# start of SUPPLIED ENTRIES
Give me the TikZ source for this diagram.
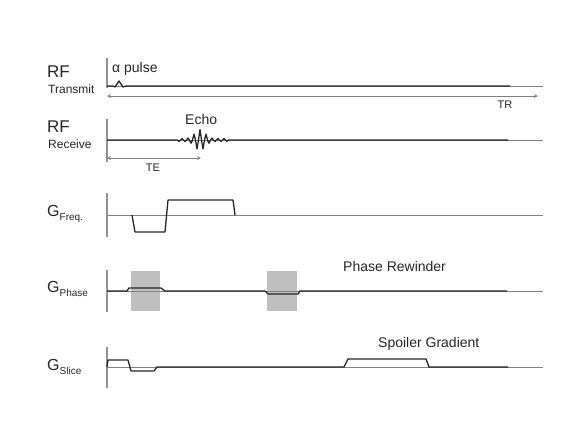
\documentclass[tikz,border=0pt]{standalone}
\usepackage{fontspec}
\setmainfont{Liberation Sans}
\newcommand{\fsz}[1]{\fontsize{#1}{#1}\selectfont}
\newcommand{\gsub}[1]{G\raisebox{-4pt}{\fsz{10}#1}}
\begin{document}
\begin{tikzpicture}[x=1pt,y=-1pt,>=stealth,
	axis/.style={draw=gray!85,line width=1.2pt},
	wave/.style={draw=black!85,line width=1.3pt,line join=round},
	base/.style={draw=gray,line width=0.8pt},
	span/.style={draw=gray,line width=0.8pt,<->},
	lab/.style={text=black!85,inner sep=0pt,anchor=base west},
	graybox/.style={fill=gray!50,draw=none}]
	\useasboundingbox (0,0) rectangle (576,432);
	% axes
	\foreach \t/\b in {58/88,119/162,193/237,270/312,347/388}
	\draw[axis] (107,\t)--(107,\b);
	% labels
	\node[lab,font=\fsz{17}] (rf1) at (47,77) {RF};
	\node[lab,font=\fsz{12}] (tx) at (48,93) {Transmit};
	\node[lab,font=\fsz{17}] (rf2) at (47,132) {RF};
	\node[lab,font=\fsz{12}] (rx) at (48,148) {Receive};
	\node[lab,font=\fsz{16}] (gf) at (47,216) {\gsub{Freq.}};
	\node[lab,font=\fsz{16}] (gp) at (47,292) {\gsub{Phase}};
	\node[lab,font=\fsz{16}] (gs) at (47,370) {\gsub{Slice}};
	\node[lab,font=\fsz{14}] (alpha) at (112,72) {α pulse};
	\node[lab,font=\fsz{14}] (echo) at (185,124) {Echo};
	\node[lab,font=\fsz{14}] (rew) at (343,271) {Phase Rewinder};
	\node[lab,font=\fsz{14}] (spoil) at (378,347) {Spoiler Gradient};
	% RF transmit
	\draw[base] (107,86)--(543,86);
	\draw[wave] (107,86)--(113,86)--(115,87)--(119,81)--(123,87)--(126,86)--(510,86);
	\coordinate (trL) at (107,96);
	\coordinate (trR) at (538,96);
	\draw[span] (trL)--(trR);
	\node[lab,anchor=center,font=\fsz{11}] (tr) at (505,105) {TR};
	% RF receive
	\draw[base] (107,140)--(543,140);
	\draw[wave] (107,140)--(177.5,140)
	plot[domain=177.5:228.5,samples=35]
	(\x,{140-(1.5+9*exp(-((\x-200)/7)^2))*sin(60*(\x-180.5))})
	--(508,140);
	\coordinate (teL) at (107,158);
	\coordinate (teR) at (201,158);
	\draw[span] (teL)--(teR);
	\node[lab,anchor=center,font=\fsz{11}] (te) at (153,168) {TE};
	% G freq
	\draw[base] (107,215)--(543,215);
	\draw[wave] (132,215)--(135,232)--(165,232)--(168,200)--(233,200)--(235,215);
	% G phase
	\fill[graybox] (131,271) rectangle (160,311);
	\fill[graybox] (267,271) rectangle (297,311);
	\draw[base] (107,291)--(543,291);
	\draw[wave] (107,291)--(127,291)--(129,288)--(161,288)--(165,291)--(265,291)
	--(268,294)--(298,294)--(300,291)--(507,291);
	% G slice
	\draw[base] (107,367)--(543,367);
	\draw[wave] (107,367)--(108,360)--(128,360)--(131,371)--(154,371)--(157,367)
	--(344,367)--(348,359)--(426,359)--(429,367)--(508,367);
\end{tikzpicture}
\end{document}
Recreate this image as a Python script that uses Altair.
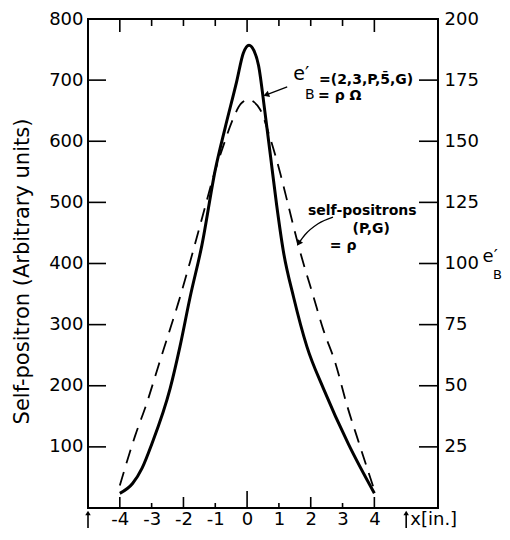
import altair as alt
import pandas as pd

# ---------------- data ----------------
# dashed curve: self-positrons (P,G) = rho, left axis (arbitrary units)
dash_x = [-4.0, -3.52, -3.15, -2.79, -2.48, -2.16, -1.79, -1.37, -1.06, -0.75,
          -0.43, -0.2, 0.04, 0.22, 0.41, 0.72, 1.04, 1.30, 1.61, 2.09, 2.40,
          2.77, 3.14, 3.50, 4.0]
dash_rho = [37, 118, 172, 232, 283, 336, 403, 483, 542, 592, 638, 661, 668, 664,
            652, 606, 548, 494, 430, 345, 291, 238, 168, 109, 29]

# solid curve: e'_B = (2,3,P,5,G) = rho*Omega, right axis
sol_x = [-4.0, -3.6, -3.3, -3.0, -2.42, -2.11, -1.79, -1.42, -1.0, -0.69, -0.33,
         -0.12, 0.06, 0.22, 0.36, 0.56, 0.74, 0.93, 1.14, 1.46, 1.88, 2.40,
         3.19, 4.0]
sol_e = [6.0, 10.0, 16.3, 26.0, 48.8, 66.0, 86.3, 107.5, 138.3, 155.5, 174.3,
         186.0, 189.3, 187.0, 181.0, 162.0, 143.5, 123.8, 105.0, 86.3, 66.0,
         48.8, 26.0, 6.0]

x_labels = [-4, -3, -2, -1, 0, 1, 2, 3, 4]
left_labels = [100, 200, 300, 400, 500, 600, 700, 800]
right_labels = [25, 50, 75, 100, 125, 150, 175, 200]
left_ticks = [100, 200, 300, 400, 500, 600, 700]
right_ticks = [25, 50, 75, 100, 125, 150, 175]
top_long = [-4, 0, 4]
top_short = [-3, -2, -1, 1, 2, 3]
bot_long = [0]
bot_mid = [-4, -2, 2, 4]
bot_short = [-3, -1, 1, 3]
arrow_x = [-5, 5]

# annotation texts (x, left-axis value)
ann_eq1 = ("=(2,3,P,5\u0304,G)", 2.26, 700)
ann_eq2 = ("= \u03c1 \u03a9", 2.23, 674)
ann_eB = ("e\u2032", 1.45, 710)
ann_eB_sub = ("B", 1.82, 676)
ann_sp1 = ("self-positrons", 3.62, 486)
ann_sp2 = ("(P,G)", 3.90, 457)
ann_sp3 = ("= \u03c1", 3.02, 428)
rt_e = ("e\u2032", 7.64, 410)
rt_b = ("B", 7.87, 381)
arrow1_x = [1.26, 0.60]
arrow1_v = [689, 676]
arrow2_x = [2.70, 2.23, 1.82, 1.62]
arrow2_v = [476, 465, 447, 433]

# ---------------- chart ----------------
W, H = 350, 489
FONT = "DejaVu Sans"
XS = alt.Scale(domain=[-5, 6], nice=False, zero=False)
X_AXIS = alt.Axis(
    orient="bottom", values=x_labels, title=None, ticks=False, domain=False,
    grid=False, labelFontSize=18, labelPadding=2, labelFlush=False,
    labelOverlap=False, labelExpr="replace(datum.label, '\u2212', '-')")


def YL():
    return alt.Scale(domain=[0, 800], nice=False, zero=False)


def YR():
    return alt.Scale(domain=[0, 200], nice=False, zero=False)


XN = alt.X("x:Q", scale=XS, axis=X_AXIS, title=None)


def yl(field="v"):
    return alt.Y(f"{field}:Q", scale=YL(), axis=None)


dashed = alt.Chart(pd.DataFrame({"x": dash_x, "v": dash_rho})).mark_line(
    color="black", strokeWidth=1.8, strokeDash=[14, 9], interpolate="monotone"
).encode(
    x=XN,
    y=alt.Y("v:Q", scale=YL(), axis=alt.Axis(
        orient="left", values=left_labels, ticks=False, domain=False, grid=False,
        labelFontSize=18, labelPadding=5, labelFlush=False, labelOverlap=False,
        title="Self-positron (Arbitrary units)", titleFontSize=21,
        titleFontWeight="normal", titleX=-66, titleY=252, titleAngle=270,
        titleAlign="center", titleBaseline="middle")),
)

solid = alt.Chart(pd.DataFrame({"x": sol_x, "e": sol_e})).mark_line(
    color="black", strokeWidth=3, interpolate="monotone"
).encode(
    x=XN,
    y=alt.Y("e:Q", scale=YR(), axis=alt.Axis(
        orient="right", values=right_labels, ticks=False,
        domain=False, grid=False, labelFontSize=18, labelPadding=6,
        labelFlush=False, labelOverlap=False, title=None)),
)


def vticks(vals, y0, y1):
    return alt.Chart(pd.DataFrame({"x": vals})).mark_rule(
        color="black", strokeWidth=1.6).encode(
        x=XN, y=alt.value(y0), y2=alt.value(y1))


def text(item, size, weight="normal", align="left"):
    t, x, v = item
    return alt.Chart(pd.DataFrame({"x": [x], "v": [v], "t": [t]})).mark_text(
        font=FONT, fontSize=size, fontWeight=weight, align=align,
        baseline="middle", color="black").encode(x=XN, y=yl(), text="t:N")


left_tk = alt.Chart(pd.DataFrame({"v": left_ticks})).mark_rule(
    color="black", strokeWidth=1.6).encode(
    y=yl(), x=alt.value(0), x2=alt.value(18))
right_tk = alt.Chart(pd.DataFrame({"e": right_ticks})).mark_rule(
    color="black", strokeWidth=1.6).encode(
    y=alt.Y("e:Q", scale=YR(), axis=None), x=alt.value(W - 19), x2=alt.value(W))

arrow1 = alt.Chart(pd.DataFrame({"x": arrow1_x, "v": arrow1_v})).mark_line(
    color="black", strokeWidth=1.3).encode(x=XN, y=yl())
head1 = alt.Chart(pd.DataFrame({"x": arrow1_x[-1:], "v": arrow1_v[-1:]})).mark_point(
    shape="triangle-up", angle=250, filled=True, size=45, color="black", opacity=1
).encode(x=XN, y=yl())
arrow2 = alt.Chart(pd.DataFrame({"x": arrow2_x, "v": arrow2_v})).mark_line(
    color="black", strokeWidth=1.3, interpolate="monotone").encode(x=XN, y=yl())
head2 = alt.Chart(pd.DataFrame({"x": arrow2_x[-1:], "v": arrow2_v[-1:]})).mark_point(
    shape="triangle-up", angle=215, filled=True, size=45, color="black", opacity=1
).encode(x=XN, y=yl())

bot_arrows = alt.Chart(pd.DataFrame({"x": arrow_x})).mark_rule(
    color="black", strokeWidth=1.6).encode(
    x=XN, y=alt.value(H + 20), y2=alt.value(H + 5))
bot_heads = alt.Chart(pd.DataFrame({"x": arrow_x})).mark_point(
    shape="triangle-up", filled=True, size=30, color="black", opacity=1).encode(
    x=XN, y=alt.value(H + 5))
xunit = alt.Chart(pd.DataFrame({"x": [5.13], "t": ["x[in.]"]})).mark_text(
    font=FONT, fontSize=18, align="left", baseline="middle", color="black").encode(
    x=XN, y=alt.value(H + 12), text="t:N")

chart = alt.layer(
    dashed, solid, left_tk, right_tk,
    vticks(top_long, 0, 13), vticks(top_short, 0, 7),
    vticks(bot_long, H, H - 17), vticks(bot_mid, H, H - 11), vticks(bot_short, H, H - 5),
    bot_arrows, bot_heads, xunit,
    arrow1, head1, arrow2, head2,
    text(ann_eB, 19), text(ann_eB_sub, 14),
    text(ann_eq1, 14, "bold"), text(ann_eq2, 14, "bold"),
    text(ann_sp1, 14, "bold", "center"), text(ann_sp2, 14, "bold", "center"),
    text(ann_sp3, 14, "bold", "center"),
    text(rt_e, 18, align="center"), text(rt_b, 13, align="center"),
).resolve_scale(y="independent").properties(
    width=W, height=H,
    padding={"left": 80, "top": 11, "right": 64, "bottom": 24},
    autosize=alt.AutoSizeParams(type="none"),
    background="white",
).configure_view(stroke="black", strokeWidth=2).configure_axis(
    labelFont=FONT, titleFont=FONT, labelColor="black", titleColor="black")

chart.save("out.html", embed_options={"renderer": "svg", "actions": False})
# end of SUPPLIED ENTRIES
Look through the listing and extract every line with "this" in it.

OUTPUT:
Give me the TikZ source for this diagram.
Recreate this image as a Python script that uses Altair.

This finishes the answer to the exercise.